Launched Into Eternity: Aberdeen, Scotland and the spectacle of execution, 1560–1963 traces the city’s long relationship with capital punishment. From the witchcraft panic of the late 16th century through to Scotland’s last hanging, City Archivist Phil Astley will host a discussion about the show, curated by Aberdeen City and Aberdeenshire Archives.

It’s a wee reminder that crime writing doesn’t emerge from nowhere. The genre draws on real anxieties, real injustices, real violence. Aberdeen has its share of all three. Panels on witch hunts, a talk called What Television Gets Wrong About Forensic Science, and a discussion titled Dangerous Ideas Afoot: Do We Need the Police? sit alongside the author conversations.

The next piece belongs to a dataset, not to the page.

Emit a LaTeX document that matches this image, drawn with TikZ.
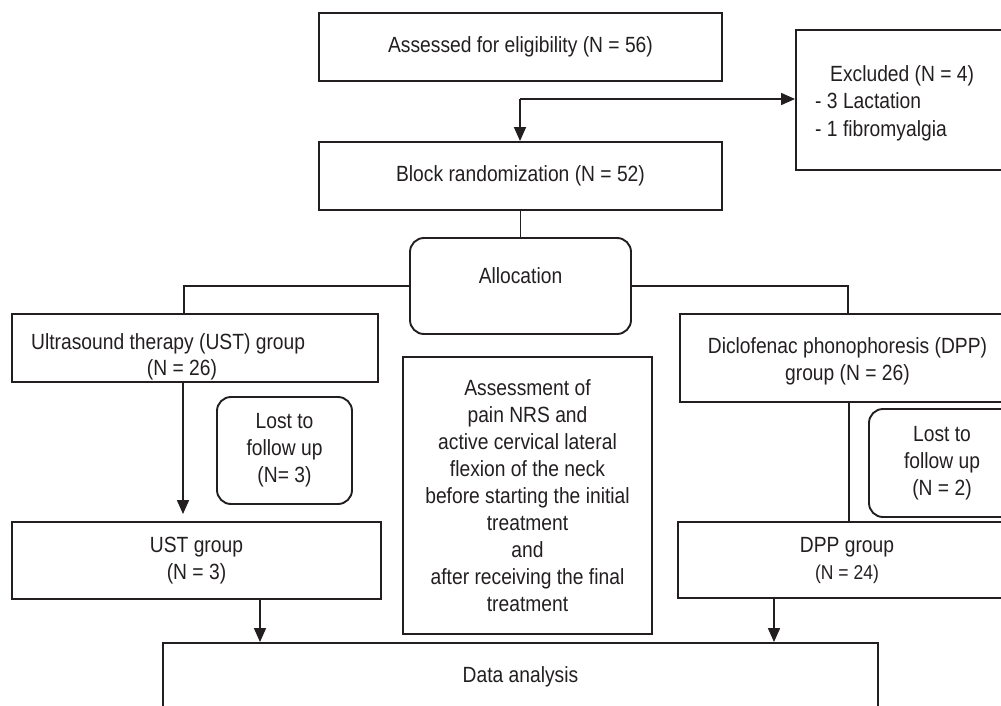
\documentclass[tikz,border=0pt]{standalone}
\usepackage{fontspec}
\setmainfont{Liberation Sans}[FakeStretch=0.875]
\usetikzlibrary{arrows.meta}
\definecolor{ink}{HTML}{231F20}
\begin{document}
\begin{tikzpicture}[x=1pt,y=-1pt,
  box/.style={draw=ink, line width=1.9pt, inner sep=0pt},
  rbox/.style={box, rounded corners=14pt},
  txt/.style={text=ink, font=\fontsize{22}{27}\selectfont, inner sep=0pt, align=center},
  conn/.style={draw=ink, line width=1.7pt},
  arr/.style={conn, -{Triangle[length=14pt,width=12pt]}}]
\useasboundingbox (0,0) rectangle (1001,706);
\clip (0,0) rectangle (1001,706);

% boxes
\node[box, txt, minimum width=403pt, minimum height=68pt] (assess) at (520.5,47) {Assessed for eligibility (N = 56)};
\node[box, minimum width=216pt, minimum height=140pt] (excl) at (904,100) {};
\node[txt, anchor=base west] (ex1) at (830,82) {Excluded (N = 4)};
\node[txt, anchor=base west] (ex2) at (815,109) {- 3 Lactation};
\node[txt, anchor=base west] (ex3) at (815,137) {- 1 fibromyalgia};

\node[box, txt, minimum width=403pt, minimum height=68pt] (block) at (520.5,176) {Block randomization (N = 52)};
\node[rbox, txt, minimum width=221pt, minimum height=96pt, text height=16pt, text depth=22pt] (alloc) at (520.5,286) {Allocation};

\node[box, minimum width=366pt, minimum height=68pt] (ust) at (195,348) {};
\node[txt, anchor=base west] (ust1) at (31,349) {Ultrasound therapy (UST) group};
\node[txt, anchor=base] (ust2) at (182,375) {(N = 26)};

\node[box, minimum width=336pt, minimum height=88pt] (dpp) at (848,358) {};
\node[txt, anchor=base] (dpp1) at (847.5,353) {Diclofenac phonophoresis (DPP)};
\node[txt, anchor=base] (dpp2) at (847.5,380) {group (N = 26)};

\node[rbox, txt, minimum width=135pt, minimum height=107pt] (lostl) at (284.5,450.5) {Lost to\\follow up\\(N= 3)};
\node[rbox, txt, minimum width=146pt, minimum height=108pt] (lostr) at (942,463) {Lost to\\follow up\\(N = 2)};

\node[box, txt, minimum width=249pt, minimum height=277pt] (asmt) at (527.5,495.5)
  {Assessment of\\pain NRS and\\active cervical lateral\\flexion of the neck\\before starting the initial\\treatment\\and\\after receiving the final\\treatment};

\node[box, txt, minimum width=369pt, minimum height=77pt] (ustg) at (196.5,560.5) {UST group\\(N = 3)};
\node[box, txt, minimum width=338pt, minimum height=76pt] (dppg) at (847,560) {DPP group\\{\fontsize{20}{27}\selectfont(N = 24)}};

\node[box, txt, minimum width=715pt, minimum height=68pt] (data) at (520.5,677) {Data analysis};

% connectors
\coordinate (j) at (520,99);
\draw[arr] (j) -- (j -| excl.west);
\draw[arr] (j) -- (j |- block.north);
\draw[conn] (block.south) -- (alloc.north);
\coordinate (ustin) at (184,314);
\draw[conn] (alloc.west) -| (ustin);
\draw[conn] (alloc.east) -| (dpp.north);
\draw[arr, shorten >=7pt] (183,0 |- ust.south) -- (183,0 |- ustg.north);
\draw[conn] (849,0 |- dpp.south) -- (849,0 |- dppg.north);
\draw[arr] (260,0 |- ustg.south) -- (260,0 |- data.north);
\draw[arr] (774,0 |- dppg.south) -- (774,0 |- data.north);
\end{tikzpicture}
\end{document}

Alan Bett, Head of Literature and Publishing at Creative Scotland, noted that the festival is “testing the borders of genre writing and the spaces where artforms meet, telling these stories on screen and through exhibition, as well as on the page.”

The anniversary stuff

Granite Noir X (that’s the Roman numeral, not a mysterious rebrand) leans into its tenth birthday. Ann Cleeves’s Shetland celebration is timed to the publication of The Killing Stones, a new Jimmy Perez novel, as the TV adaptation also hits its tenth year. Doug Johnstone marks 20 years since his debut and his 20th book in as many years.

Beyond the conversations, the programme includes Into the Dark, an evening of spoken word with Shane Strachan, Gray Crosbie, Mae Diansangu and Aditya Narayan. Hexagone, an audio haunt that debuted in 2025, returns. So does Behind the Crime Scene Tape with Dr Wendy Deegan.

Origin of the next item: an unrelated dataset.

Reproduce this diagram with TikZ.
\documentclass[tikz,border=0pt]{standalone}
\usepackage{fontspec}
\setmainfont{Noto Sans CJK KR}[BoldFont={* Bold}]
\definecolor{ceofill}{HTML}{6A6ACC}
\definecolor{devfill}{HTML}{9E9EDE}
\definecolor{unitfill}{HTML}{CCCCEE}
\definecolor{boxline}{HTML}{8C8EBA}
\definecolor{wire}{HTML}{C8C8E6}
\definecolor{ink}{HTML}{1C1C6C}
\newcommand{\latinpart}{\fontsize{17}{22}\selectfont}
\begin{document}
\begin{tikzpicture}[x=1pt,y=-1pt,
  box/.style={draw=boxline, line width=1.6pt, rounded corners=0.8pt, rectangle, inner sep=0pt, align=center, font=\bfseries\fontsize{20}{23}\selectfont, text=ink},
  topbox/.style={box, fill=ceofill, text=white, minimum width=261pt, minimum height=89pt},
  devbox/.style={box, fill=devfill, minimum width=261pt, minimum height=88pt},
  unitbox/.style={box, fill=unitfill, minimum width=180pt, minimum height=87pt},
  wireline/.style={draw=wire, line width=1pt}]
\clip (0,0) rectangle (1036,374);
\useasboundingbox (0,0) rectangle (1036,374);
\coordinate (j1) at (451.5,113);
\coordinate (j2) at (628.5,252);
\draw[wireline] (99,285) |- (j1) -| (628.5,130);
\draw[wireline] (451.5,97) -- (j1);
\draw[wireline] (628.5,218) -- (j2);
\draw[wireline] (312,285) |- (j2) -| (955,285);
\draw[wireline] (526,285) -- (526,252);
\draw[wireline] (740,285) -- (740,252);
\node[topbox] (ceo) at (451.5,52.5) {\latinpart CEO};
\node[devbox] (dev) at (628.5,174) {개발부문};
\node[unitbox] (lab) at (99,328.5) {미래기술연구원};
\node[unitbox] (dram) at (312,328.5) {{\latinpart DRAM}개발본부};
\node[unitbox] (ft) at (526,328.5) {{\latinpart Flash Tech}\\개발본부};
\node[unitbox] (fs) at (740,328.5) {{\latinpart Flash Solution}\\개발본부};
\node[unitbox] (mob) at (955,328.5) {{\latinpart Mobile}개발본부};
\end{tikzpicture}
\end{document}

For younger readers, Faridah Àbíké-Íyímídé, a University of Aberdeen graduate and New York Times bestselling author, leads a session on writing YA fiction for ages 14+.

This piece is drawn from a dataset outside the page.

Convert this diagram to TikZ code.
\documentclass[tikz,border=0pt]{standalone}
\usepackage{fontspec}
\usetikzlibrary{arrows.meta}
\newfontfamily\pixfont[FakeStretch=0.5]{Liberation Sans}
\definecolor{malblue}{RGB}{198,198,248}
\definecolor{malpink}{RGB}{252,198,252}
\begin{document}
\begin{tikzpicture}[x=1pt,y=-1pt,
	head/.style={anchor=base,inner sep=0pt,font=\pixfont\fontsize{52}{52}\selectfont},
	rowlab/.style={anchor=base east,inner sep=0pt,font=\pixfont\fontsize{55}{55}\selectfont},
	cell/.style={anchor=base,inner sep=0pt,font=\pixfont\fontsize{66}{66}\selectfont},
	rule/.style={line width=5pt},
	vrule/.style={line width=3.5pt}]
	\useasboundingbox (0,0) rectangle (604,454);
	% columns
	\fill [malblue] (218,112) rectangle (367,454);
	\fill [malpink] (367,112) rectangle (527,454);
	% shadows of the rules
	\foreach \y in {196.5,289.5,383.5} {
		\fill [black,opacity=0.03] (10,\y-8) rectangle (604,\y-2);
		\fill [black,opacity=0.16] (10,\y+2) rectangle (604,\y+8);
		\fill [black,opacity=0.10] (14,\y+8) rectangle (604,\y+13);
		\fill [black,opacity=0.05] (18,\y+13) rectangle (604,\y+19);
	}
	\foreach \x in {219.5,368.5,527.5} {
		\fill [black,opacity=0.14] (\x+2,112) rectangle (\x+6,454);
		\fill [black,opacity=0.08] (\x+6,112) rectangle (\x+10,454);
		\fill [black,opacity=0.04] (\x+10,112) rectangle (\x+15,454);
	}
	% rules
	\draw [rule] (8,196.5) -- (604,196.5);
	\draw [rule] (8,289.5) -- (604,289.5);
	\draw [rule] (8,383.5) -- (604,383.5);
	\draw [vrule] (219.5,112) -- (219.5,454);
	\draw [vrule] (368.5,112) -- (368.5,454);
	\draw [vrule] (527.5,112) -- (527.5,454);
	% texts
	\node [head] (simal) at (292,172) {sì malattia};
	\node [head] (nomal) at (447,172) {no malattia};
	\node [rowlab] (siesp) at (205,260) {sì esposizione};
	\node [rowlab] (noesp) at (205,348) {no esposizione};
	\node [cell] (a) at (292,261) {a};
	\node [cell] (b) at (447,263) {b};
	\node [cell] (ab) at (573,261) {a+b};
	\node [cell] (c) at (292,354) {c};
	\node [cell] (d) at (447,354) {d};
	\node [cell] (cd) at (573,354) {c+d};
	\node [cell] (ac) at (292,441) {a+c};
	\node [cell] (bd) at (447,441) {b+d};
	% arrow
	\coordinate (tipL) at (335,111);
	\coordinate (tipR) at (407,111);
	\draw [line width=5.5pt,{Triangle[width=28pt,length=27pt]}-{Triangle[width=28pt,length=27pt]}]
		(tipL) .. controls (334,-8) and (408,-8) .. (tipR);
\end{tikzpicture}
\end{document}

A reader in a black jacket examines a paperback at a table stacked with crime novels.
Crime fiction fans and their natural habitat | Photo: Richard Frew

The details

Granite Noir X takes place across His Majesty’s Theatre, Music Hall, the Lemon Tree, Robert Gordon University, Central Library and Cowdray Hall. Some events will be livestreamed, and BSL interpretation is available for selected sessions.

Ten years is a decent run for any festival. That Granite Noir is marking it by digging into Aberdeen’s real history feels on-brand for a genre that’s always been fascinated by the past. Tickets go on sale today at 10am through Aberdeen Performing Arts or the box office.